- WHAT THE TASK REQUIRES: Copy out every line containing the word "this".

(Plotting code records)

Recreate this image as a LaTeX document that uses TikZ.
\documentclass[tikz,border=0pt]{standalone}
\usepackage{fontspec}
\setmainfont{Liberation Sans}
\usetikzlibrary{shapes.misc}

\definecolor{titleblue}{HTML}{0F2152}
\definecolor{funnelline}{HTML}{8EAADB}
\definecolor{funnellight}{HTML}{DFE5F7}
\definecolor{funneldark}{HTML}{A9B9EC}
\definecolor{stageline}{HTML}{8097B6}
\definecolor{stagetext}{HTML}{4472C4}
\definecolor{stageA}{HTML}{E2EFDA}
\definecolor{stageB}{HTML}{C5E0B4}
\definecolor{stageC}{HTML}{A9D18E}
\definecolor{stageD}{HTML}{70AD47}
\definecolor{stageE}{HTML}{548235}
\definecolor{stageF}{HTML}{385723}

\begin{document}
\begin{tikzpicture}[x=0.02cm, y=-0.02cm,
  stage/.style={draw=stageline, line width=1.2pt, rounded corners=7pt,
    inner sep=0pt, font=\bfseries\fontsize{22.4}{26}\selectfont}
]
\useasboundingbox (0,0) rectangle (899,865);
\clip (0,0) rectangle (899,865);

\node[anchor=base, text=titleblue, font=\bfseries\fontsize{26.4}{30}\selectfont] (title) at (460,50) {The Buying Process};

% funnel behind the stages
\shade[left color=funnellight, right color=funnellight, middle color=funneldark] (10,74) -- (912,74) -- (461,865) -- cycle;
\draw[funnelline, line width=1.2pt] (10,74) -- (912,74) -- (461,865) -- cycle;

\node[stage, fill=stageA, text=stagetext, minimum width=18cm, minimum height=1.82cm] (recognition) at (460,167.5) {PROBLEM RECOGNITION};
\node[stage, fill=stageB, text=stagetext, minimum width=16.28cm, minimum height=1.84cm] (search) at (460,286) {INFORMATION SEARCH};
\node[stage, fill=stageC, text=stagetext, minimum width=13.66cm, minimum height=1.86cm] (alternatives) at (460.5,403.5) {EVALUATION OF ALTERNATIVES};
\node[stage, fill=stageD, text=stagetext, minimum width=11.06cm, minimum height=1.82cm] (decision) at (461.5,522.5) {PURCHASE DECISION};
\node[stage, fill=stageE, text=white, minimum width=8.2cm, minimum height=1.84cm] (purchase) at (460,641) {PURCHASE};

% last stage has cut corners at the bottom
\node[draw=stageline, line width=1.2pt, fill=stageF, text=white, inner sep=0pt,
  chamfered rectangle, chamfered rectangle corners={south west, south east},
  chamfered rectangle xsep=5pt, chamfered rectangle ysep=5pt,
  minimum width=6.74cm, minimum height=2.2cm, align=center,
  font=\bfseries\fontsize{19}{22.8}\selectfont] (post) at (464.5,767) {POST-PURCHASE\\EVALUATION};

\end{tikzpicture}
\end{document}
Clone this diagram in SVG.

- COMPLETE RESPONSE:
Recreate this image as a LaTeX document that uses TikZ.
Clone this diagram in SVG.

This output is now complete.